■ TASK TO COMPLETE
Without the pictures, output the lines of the material from the very first through the one that holds "import plotly.graph_objects as go".

>> BEGIN COLLECTED DATA

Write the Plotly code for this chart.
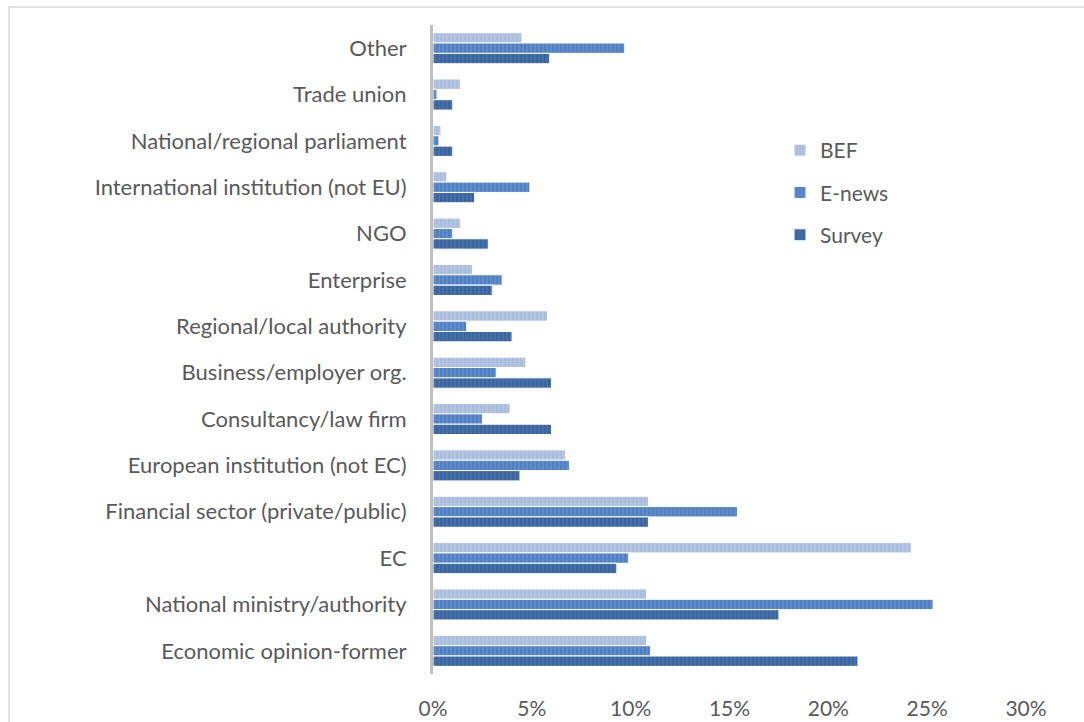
import plotly.graph_objects as go

categories = ["Other", "Trade union", "National/regional parliament",
              "International institution (not EU)", "NGO", "Enterprise",
              "Regional/local authority", "Business/employer org.",
              "Consultancy/law firm", "European institution (not EC)",
              "Financial sector (private/public)", "EC",
              "National ministry/authority", "Economic opinion-former"]
bef = [4.5, 1.4, 0.4, 0.7, 1.4, 2.0, 5.8, 4.7, 3.9, 6.7, 10.9, 24.2, 10.8, 10.8]
enews = [9.7, 0.2, 0.3, 4.9, 1.0, 3.5, 1.7, 3.2, 2.5, 6.9, 15.4, 9.9, 25.3, 11.0]
survey = [5.9, 1.0, 1.0, 2.1, 2.8, 3.0, 4.0, 6.0, 6.0, 4.4, 10.9, 9.3, 17.5, 21.5]
series_names = ["BEF", "E-news", "Survey"]
series_values = [bef, enews, survey]
colors = ["#a9bcdd", "#4f80c4", "#3b659f"]
stripe = ["#c9d5ea", "#7ea2d6", "#5a82bd"]

fig = go.Figure()
for name, vals, c, s in zip(series_names, series_values, colors, stripe):
    fig.add_trace(go.Bar(
        y=categories, x=[v / 100 for v in vals], name=name, orientation="h",
        legendgroup=name,
        marker=dict(color=c, line=dict(color="white", width=1),
                    pattern=dict(shape="|", fgcolor=s, size=4, solidity=0.35)),
    ))

L, R, T, B = 433, 58, 25, 48
W, H = 1084, 722
pw, ph = W - L - R, H - T - B

fig.update_layout(
    width=W, height=H, barmode="group", bargap=0.33, bargroupgap=0,
    margin=dict(l=L, r=R, t=T, b=B, autoexpand=False),
    paper_bgcolor="white", plot_bgcolor="white",
    font=dict(family="Lato, Carlito, sans-serif", color="#595959"),
    showlegend=True,
    legend=dict(x=(780 - L) / pw, y=(H - B - 130) / ph, xanchor="left", yanchor="top",
                font=dict(size=21, color="#595959"), traceorder="grouped",
                tracegroupgap=12, bgcolor="rgba(0,0,0,0)", itemwidth=30),
    xaxis=dict(range=[0, 0.3], dtick=0.05, tickformat=".0%", showgrid=False,
               zeroline=False, showline=False, ticks="outside", ticklen=16,
               tickcolor="rgba(0,0,0,0)", tickfont=dict(size=21, color="#595959"),
               automargin=False),
    yaxis=dict(autorange="reversed", showgrid=False, showline=True,
               linecolor="#bfbfbf", linewidth=3, ticks="", ticklabelstandoff=19,
               tickfont=dict(size=22, color="#595959"), automargin=False),
    shapes=[dict(type="rect", xref="paper", yref="paper",
                 x0=(9 - L) / pw, x1=(1095 - L) / pw,
                 y0=(H - B - 740) / ph, y1=(H - B - 7) / ph,
                 line=dict(color="#d9d9d9", width=1.5), fillcolor="rgba(0,0,0,0)",
                 layer="below")],
)

fig.write_html("out.html")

>> END COLLECTED DATA

■ ANSWER TO THIS PROBLEM
Write the Plotly code for this chart.
import plotly.graph_objects as go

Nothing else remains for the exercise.